Franck notes, as did Joe Carter in his First Thoughts post on the Proposition 8 judge’s effective rationale for polygamy, that Judge Walker’s reasoning is quite bad.  He writes:

Perhaps the most surprising thing in the judge’s opinion is his declaration that “gender no longer forms an essential part of marriage.” This line, quoted everywhere within hours with evident astonishment, appears to be the sheerest ipse dixit—a judicial “because I said so”—and the phrase “no longer” conveys that palpable sense that one is being mugged by a progressive. But Judge Walker’s remark here is actually the conclusion of a fairly complex argument. The problem is that the argument is not only complex but wholly fallacious.
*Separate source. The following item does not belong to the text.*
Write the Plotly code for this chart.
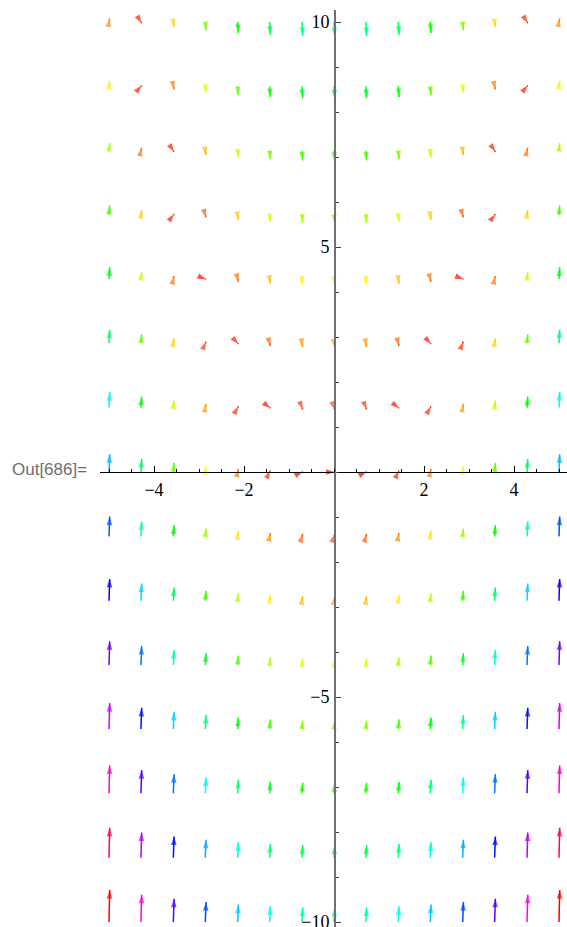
import math
import colorsys
import plotly.graph_objects as go

# ---- data (15 x 15 vector grid) ----
x_vals = [-5.0, -4.29, -3.57, -2.86, -2.14, -1.43, -0.71, 0.0, 0.71, 1.43, 2.14, 2.86, 3.57, 4.29, 5.0]
y_vals = [-10.0, -8.57, -7.14, -5.71, -4.29, -2.86, -1.43, 0.0, 1.43, 2.86, 4.29, 5.71, 7.14, 8.57, 10.0]

# horizontal components (rows follow y_vals, columns follow x_vals)
u_vals = [
    [1, 1, 1, 1, 1, 1, 1, 1, 1, 1, 1, 1, 1, 1, 1],
    [1, 1, 1, 1, 1, 1, 1, 1, 1, 1, 1, 1, 1, 1, 1],
    [1, 1, 1, 1, 1, 1, 1, 1, 1, 1, 1, 1, 1, 1, 1],
    [1, 1, 1, 1, 1, 1, 1, 1, 1, 1, 1, 1, 1, 1, 1],
    [1, 1, 1, 1, 1, 1, 1, 1, 1, 1, 1, 1, 1, 1, 1],
    [1, 1, 1, 1, 1, 1, 1, 1, 1, 1, 1, 1, 1, 1, 1],
    [1, 1, 1, 1, 1, 1, 1, 1, 1, 1, 1, 1, 1, 1, 1],
    [1, 1, 1, 1, 1, 1, 1, 1, 1, 1, 1, 1, 1, 1, 1],
    [1, 1, 1, 1, 1, 1, 1, 1, 1, 1, 1, 1, 1, 1, 1],
    [1, 1, 1, 1, 1, 1, 1, 1, 1, 1, 1, 1, 1, 1, 1],
    [1, 1, 1, 1, 1, 1, 1, 1, 1, 1, 1, 1, 1, 1, 1],
    [1, 1, 1, 1, 1, 1, 1, 1, 1, 1, 1, 1, 1, 1, 1],
    [1, 1, 1, 1, 1, 1, 1, 1, 1, 1, 1, 1, 1, 1, 1],
    [1, 1, 1, 1, 1, 1, 1, 1, 1, 1, 1, 1, 1, 1, 1],
    [1, 1, 1, 1, 1, 1, 1, 1, 1, 1, 1, 1, 1, 1, 1],
]

# vertical components
v_vals = [
    [45.0, 38.4, 32.8, 28.2, 24.6, 22.0, 20.5, 20.0, 20.5, 22.0, 24.6, 28.2, 32.8, 38.4, 45.0],
    [42.1, 35.5, 29.9, 25.3, 21.7, 19.2, 17.7, 17.1, 17.7, 19.2, 21.7, 25.3, 29.9, 35.5, 42.1],
    [39.3, 32.7, 27.0, 22.4, 18.9, 16.3, 14.8, 14.3, 14.8, 16.3, 18.9, 22.4, 27.0, 32.7, 39.3],
    [36.4, 29.8, 24.2, 19.6, 16.0, 13.5, 11.9, 11.4, 11.9, 13.5, 16.0, 19.6, 24.2, 29.8, 36.4],
    [33.6, 26.9, 21.3, 16.7, 13.2, 10.6, 9.1, 8.6, 9.1, 10.6, 13.2, 16.7, 21.3, 26.9, 33.6],
    [30.7, 24.1, 18.5, 13.9, 10.3, 7.8, 6.2, 5.7, 6.2, 7.8, 10.3, 13.9, 18.5, 24.1, 30.7],
    [27.9, 21.2, 15.6, 11.0, 7.5, 4.9, 3.4, 2.9, 3.4, 4.9, 7.5, 11.0, 15.6, 21.2, 27.9],
    [25.0, 18.4, 12.8, 8.2, 4.6, 2.0, 0.5, 0.0, 0.5, 2.0, 4.6, 8.2, 12.8, 18.4, 25.0],
    [22.1, 15.5, 9.9, 5.3, 1.7, -0.8, -2.4, -2.9, -2.4, -0.8, 1.7, 5.3, 9.9, 15.5, 22.1],
    [19.3, 12.7, 7.0, 2.4, -1.1, -3.7, -5.2, -5.7, -5.2, -3.7, -1.1, 2.4, 7.0, 12.7, 19.3],
    [16.4, 9.8, 4.2, -0.4, -4.0, -6.5, -8.1, -8.6, -8.1, -6.5, -4.0, -0.4, 4.2, 9.8, 16.4],
    [13.6, 6.9, 1.3, -3.3, -6.8, -9.4, -10.9, -11.4, -10.9, -9.4, -6.8, -3.3, 1.3, 6.9, 13.6],
    [10.7, 4.1, -1.5, -6.1, -9.7, -12.2, -13.8, -14.3, -13.8, -12.2, -9.7, -6.1, -1.5, 4.1, 10.7],
    [7.9, 1.2, -4.4, -9.0, -12.6, -15.1, -16.6, -17.1, -16.6, -15.1, -12.6, -9.0, -4.4, 1.2, 7.9],
    [5.0, -1.6, -7.2, -11.8, -15.4, -18.0, -19.5, -20.0, -19.5, -18.0, -15.4, -11.8, -7.2, -1.6, 5.0],
]

x_tick_vals = [-4, -2, 2, 4]
x_tick_text = ["\u22124", "\u22122", "2", "4"]
y_tick_vals = [-10, -5, 5, 10]
y_tick_text = ["\u221210", "\u22125", "5", "10"]
out_label = "Out[686]="

# ---- styling / layout constants ----
W, H = 567, 927
ML, MT = 100, 10
PX_PER_UNIT = 45.0
ORIGIN_PX = (334.0, 472.0)

x_range = [(ML - ORIGIN_PX[0]) / PX_PER_UNIT, (W - ORIGIN_PX[0]) / PX_PER_UNIT]
y_range = [(ORIGIN_PX[1] - H) / PX_PER_UNIT, (ORIGIN_PX[1] - MT) / PX_PER_UNIT]

mags = [[math.hypot(u, v) for u, v in zip(ur, vr)] for ur, vr in zip(u_vals, v_vals)]
m_min = min(min(r) for r in mags)
m_max = max(max(r) for r in mags)
grid_step = x_vals[1] - x_vals[0]
scale = grid_step / m_max

fig = go.Figure()
for j, y0 in enumerate(y_vals):
    for i, x0 in enumerate(x_vals):
        u = u_vals[j][i]
        v = v_vals[j][i]
        h = (mags[j][i] - m_min) / (m_max - m_min)
        r, g, b = colorsys.hsv_to_rgb(h, 1.0, 1.0)
        col = "rgb(%d,%d,%d)" % (round(r * 255), round(g * 255), round(b * 255))
        fig.add_trace(go.Scatter(
            x=[x0, x0 + u * scale],
            y=[y0, y0 + v * scale],
            mode="lines+markers",
            line=dict(color=col, width=1.5, backoff=0),
            marker=dict(symbol="arrow", size=[0, 9], color=col,
                        angleref="previous", line=dict(width=0)),
            hoverinfo="skip",
            showlegend=False,
            cliponaxis=False,
        ))

tick_font = dict(family="Liberation Serif, Times New Roman, serif", size=18, color="black")

fig.update_layout(
    width=W, height=H,
    margin=dict(l=ML, r=0, t=MT, b=0, pad=0),
    paper_bgcolor="white",
    plot_bgcolor="white",
    showlegend=False,
    xaxis=dict(
        range=x_range, domain=[0, 1],
        anchor="free",
        position=(0 - y_range[0]) / (y_range[1] - y_range[0]),
        side="bottom",
        showline=True, linecolor="black", linewidth=1,
        ticks="inside", ticklen=6, tickwidth=1, tickcolor="black",
        tickmode="array", tickvals=x_tick_vals, ticktext=x_tick_text,
        tickfont=tick_font, ticklabelstandoff=1, ticklabeloverflow="allow",
        minor=dict(tickmode="linear", tick0=0, dtick=0.5, ticks="inside",
                   ticklen=3, tickwidth=1, tickcolor="black", showgrid=False),
        showgrid=False, zeroline=False, automargin=False, fixedrange=True,
    ),
    yaxis=dict(
        range=y_range, domain=[0, 1],
        anchor="free",
        position=(0 - x_range[0]) / (x_range[1] - x_range[0]),
        side="left",
        showline=True, linecolor="#707070", linewidth=1.5,
        ticks="inside", ticklen=5, tickwidth=1, tickcolor="#404040",
        tickmode="array", tickvals=y_tick_vals, ticktext=y_tick_text,
        tickfont=tick_font, ticklabelstandoff=1, ticklabeloverflow="allow",
        minor=dict(tickmode="linear", tick0=0, dtick=1, ticks="inside",
                   ticklen=3, tickwidth=1, tickcolor="#404040", showgrid=False),
        showgrid=False, zeroline=False, automargin=False, fixedrange=True,
    ),
    annotations=[dict(
        text=out_label, xref="paper", yref="paper",
        x=(10 - ML) / (W - ML), y=(H - 469) / (H - MT),
        xanchor="left", yanchor="middle", showarrow=False,
        font=dict(family="Liberation Sans, Arial, sans-serif", size=17, color="#6e6e6e"),
    )],
)

page_fix = (
    "document.documentElement.style.margin='0';"
    "document.body.style.margin='0';"
    "document.documentElement.style.overflow='hidden';"
    "document.body.style.overflow='hidden';"
)

fig.write_html("out.html", post_script=page_fix,
               config={"displayModeBar": False, "staticPlot": True})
He goes on to explain this.  For example,
Judge Walker seems to have committed the fallacy of composition—taking something true of a part and concluding that it is also true of the whole of which it is a part. If it is true that “gender” no longer matters as it once did in the relation of husband and wife, he reasons, therefore it no longer matters whether the relation husband and wife; it may as well be a relation of husband and husband or of wife and wife, since we now know that marriage is not, at its “core,” a “gendered institution.”

But restated in this way, it is quite plain that the judge’s conclusion doesn’t follow from his premises. To say that the status of men and women in marriage is one of equal partners is not to say that men and women are the same, such that it does not matter what sex their partners are. The equalization of status is not the obliteration of difference, as much as Judge Walker would like to pretend it is.